It’s hardly breaking news to reveal that Andy Warhol was a pretty kooky cat. But did you know that his eccentricity also applied to his wristwatch? Warhol famously wore a Cartier Tank that he refused to wind so that it didn’t tell the time. “I wear a Tank,” he said, “Because it’s the watch to wear.”
This, of course, is wilfully perverse behaviour. Sure, you want your watch to quietly broadcast your impeccable taste, but it also needs to be fit for purpose. Modern watches often come tricked up with all manner of bells and whistles. Yet time-keeping is still a major part of the deal.
That means accuracy is important. The benchmark for Swiss watch precision is the Official Swiss Chronometer Testing Institute (aka COSC). To be COSC-certified, a watch must not lose more than four seconds or gain more than six seconds a day. Suffice to say, that’s no mean feat with only three per cent of Swiss watches making the cut.
So forget whizbang gimmickry – accuracy is still the truest mark of mechanical watchmaking quality. Here are four precision timepieces that won’t let you down:
1. Omega Seamaster Diver Omega
This beauty handles the time-keeping for the Olympics so they take precision very seriously. A mechanical component called a Co-Axial Escapement ensures less friction within their movements to ensure phenomenal accuracy. $11,100
2. Rolex Cosmograph Daytona in Oystersteel
Paul Newman’s 1968 Rolex Daytona sold at auction for $US17.8 million.
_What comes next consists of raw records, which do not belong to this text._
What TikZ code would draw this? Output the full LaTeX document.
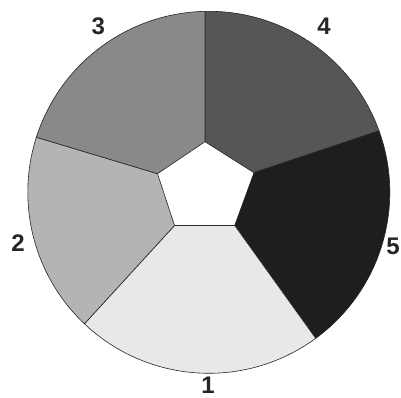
\documentclass[tikz,border=0pt]{standalone}
\usepackage{fontspec}
\setmainfont{Liberation Sans}
\usetikzlibrary{calc}
\definecolor{cone}{RGB}{232,232,232}
\definecolor{ctwo}{RGB}{180,180,180}
\definecolor{cthree}{RGB}{137,137,137}
\definecolor{cfour}{RGB}{86,86,86}
\definecolor{cfive}{RGB}{30,30,30}
\tikzset{
  sector/.style={draw=black!85, line width=0.6pt, line join=round},
  lbl/.style={font=\fontsize{24}{24}\selectfont\bfseries, text=black!85, inner sep=0pt}
}
\begin{document}
\begin{tikzpicture}[x=1pt,y=1pt]
\useasboundingbox (0,0) rectangle (401,398);
\fill[white] (0,0) rectangle (401,398);
\def\R{181}
\coordinate (O) at (208.8,205.7);
% inner pentagon vertices
\coordinate (pT) at (205,256.3);
\coordinate (pUR) at (254,225.3);
\coordinate (pLR) at (234.7,172.5);
\coordinate (pLL) at (174.5,172.5);
\coordinate (pUL) at (157.5,224.3);
% outer points
\coordinate (oT) at ($(O)+(91.2:\R)$);
\coordinate (oUR) at ($(O)+(19.85:\R)$);
\coordinate (oLR) at ($(O)+(-53.8:\R)$);
\coordinate (oLL) at ($(O)+(-133.4:\R)$);
\coordinate (oUL) at ($(O)+(162.3:\R)$);
% sectors
\filldraw[sector, fill=cfour] (pT) -- (oT) arc[start angle=91.2, end angle=19.85, radius=\R] -- (pUR) -- cycle;
\filldraw[sector, fill=cfive] (pUR) -- (oUR) arc[start angle=19.85, end angle=-53.8, radius=\R] -- (pLR) -- cycle;
\filldraw[sector, fill=cone] (pLR) -- (oLR) arc[start angle=-53.8, end angle=-133.4, radius=\R] -- (pLL) -- cycle;
\filldraw[sector, fill=ctwo] (pLL) -- (oLL) arc[start angle=-133.4, end angle=-197.7, radius=\R] -- (pUL) -- cycle;
\filldraw[sector, fill=cthree] (pUL) -- (oUL) arc[start angle=162.3, end angle=91.2, radius=\R] -- (pT) -- cycle;
% labels
\node[lbl] (l1) at (208,13) {1};
\node[lbl] (l2) at (18,155) {2};
\node[lbl] (l3) at (98.3,372.2) {3};
\node[lbl] (l4) at (324,372.2) {4};
\node[lbl] (l5) at (393,151.3) {5};
\end{tikzpicture}
\end{document}
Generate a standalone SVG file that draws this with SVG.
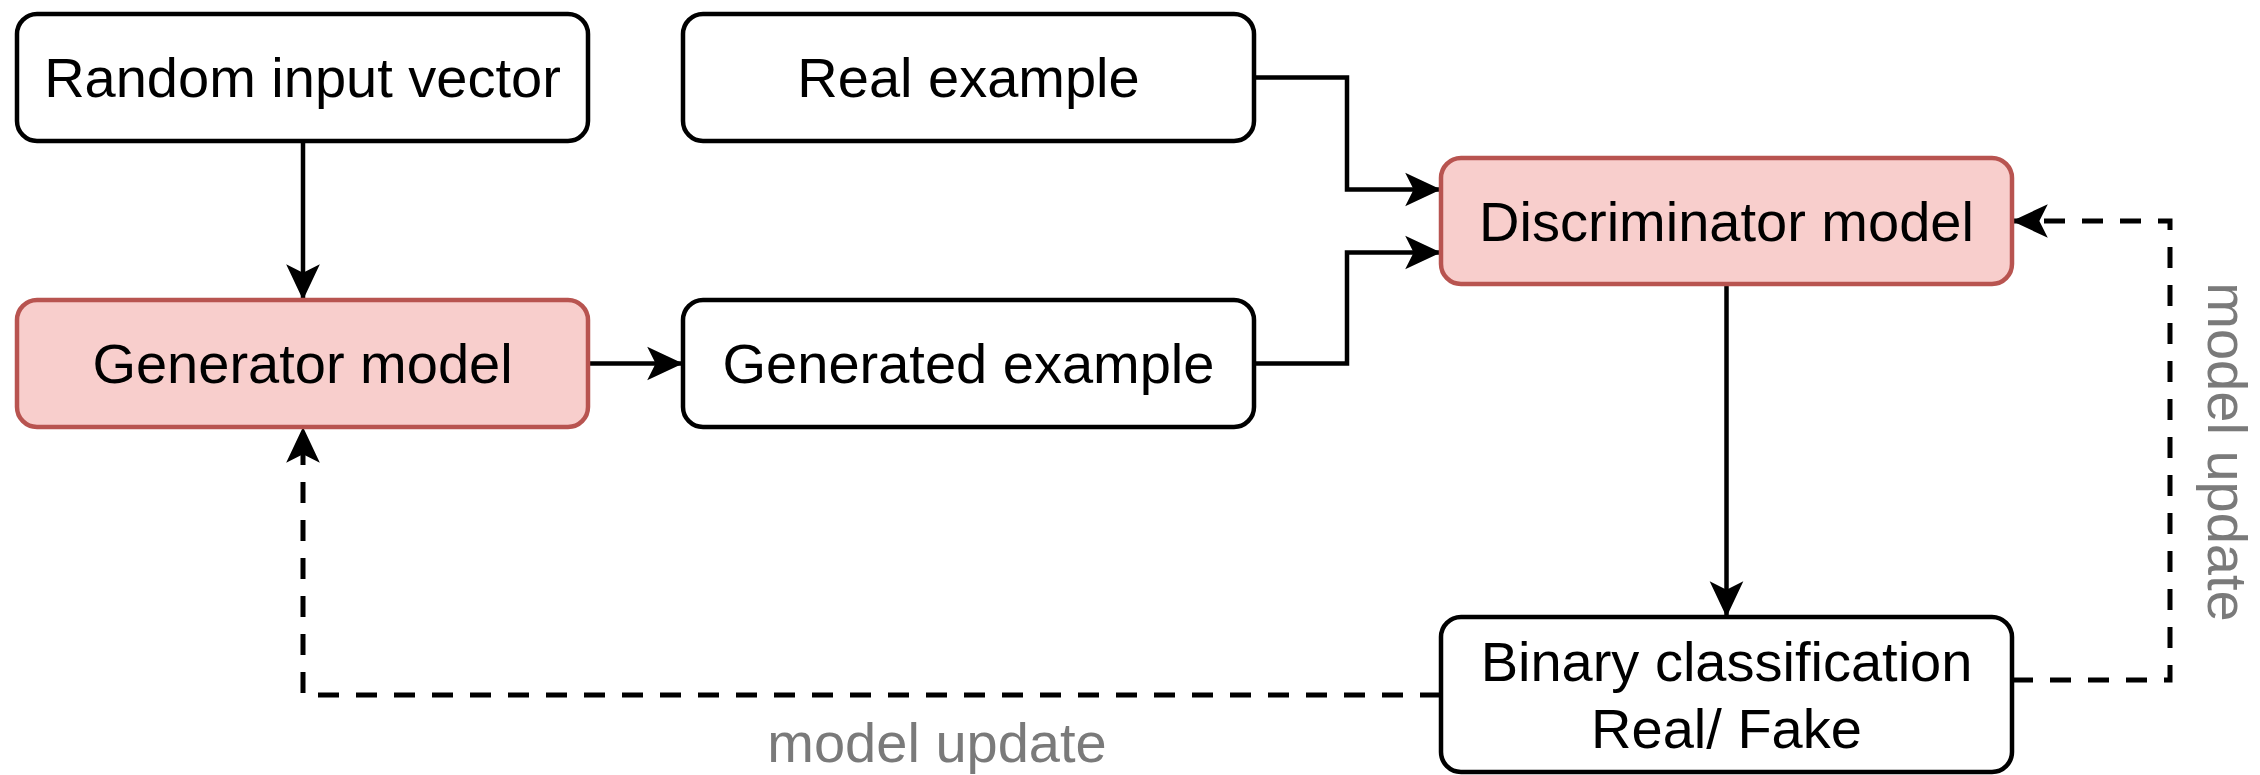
<svg xmlns="http://www.w3.org/2000/svg" width="2260" height="775" viewBox="0 0 2260 775">
<style>
.box{fill:#ffffff;stroke:#000000;stroke-width:4.5}
.pink{fill:#f8cecc;stroke:#b85450;stroke-width:4.5}
.t{font-family:"Liberation Sans",Arial,sans-serif;font-size:56px;fill:#000000;text-anchor:middle}
.lbl{font-family:"Liberation Sans",Arial,sans-serif;font-size:56px;fill:#7a7a7a;text-anchor:middle}
.c{fill:none;stroke:#000000;stroke-width:4.5}
.d{fill:none;stroke:#000000;stroke-width:5;stroke-dasharray:21 17}
</style>
<defs>
<marker id="arr" markerUnits="userSpaceOnUse" markerWidth="40" markerHeight="40" viewBox="-36 -18 38 36" refX="0" refY="0" orient="auto">
<path d="M0,0 L-34,-16 L-26,0 L-34,16 Z" fill="#000000" stroke="none"/>
</marker>
</defs>
<rect width="2260" height="775" fill="#ffffff"/>
<g id="connectors">
<path class="c" d="M303,141 V300" marker-end="url(#arr)"/>
<path class="c" d="M588,363.5 H683" marker-end="url(#arr)"/>
<path class="c" d="M1254,77.5 H1347 V189.5 H1441" marker-end="url(#arr)"/>
<path class="c" d="M1254,363.5 H1347 V252.5 H1441" marker-end="url(#arr)"/>
<path class="c" d="M1726.5,284 V617" marker-end="url(#arr)"/>
<path class="d" d="M2012,680 H2170 V221 H2012" marker-end="url(#arr)"/>
<path class="d" d="M1441,695 H303 V427" marker-end="url(#arr)"/>
<text class="lbl" x="937" y="762">model update</text>
<text class="lbl" transform="translate(2208,452) rotate(90)" x="0" y="0">model update</text>
</g>
<g id="random">
<rect class="box" x="17" y="14" width="571" height="127" rx="20"/>
<text class="t" x="302.5" y="97">Random input vector</text>
</g>
<g id="real">
<rect class="box" x="683" y="14" width="571" height="127" rx="20"/>
<text class="t" x="968.5" y="97">Real example</text>
</g>
<g id="generator">
<rect class="pink" x="17" y="300" width="571" height="127" rx="20"/>
<text class="t" x="302.5" y="383">Generator model</text>
</g>
<g id="generated">
<rect class="box" x="683" y="300" width="571" height="127" rx="20"/>
<text class="t" x="968.5" y="383">Generated example</text>
</g>
<g id="discriminator">
<rect class="pink" x="1441" y="158" width="571" height="126" rx="20"/>
<text class="t" x="1726.5" y="241">Discriminator model</text>
</g>
<g id="binary">
<rect class="box" x="1441" y="617" width="571" height="155" rx="20"/>
<text class="t" x="1726.5" y="681">Binary classification</text>
<text class="t" x="1726.5" y="748">Real/ Fake</text>
</g>
</svg>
So, yes, this is an iconic watch, but it’s also a stickler for precision – it’s tested to +2/-2 seconds per day accuracy. $16,450
3. TAG Heuer Autavia
To minimise disruption, the Autavia’s movement is propelled by a carbon-composite hairspring that is virtually unaffected by gravity and shock and is completely antimagnetic. $4700
4. Longines Conquest V.H.P
The V.H.P here stands for Very High Precision and this movement delivers. You’re guaranteed a mere five-second gain or loss every year, while the hands automatically reset after impact to always stay right on time. $1325
Want to verify the accuracy of your own watch? Check out an app called Twixt Time. This uses your smartphone’s camera to monitor your watch’s hand positions to determine how much it gains or loses each day. Sure, these may be fractional increments, but when it comes to your timepiece, every second counts.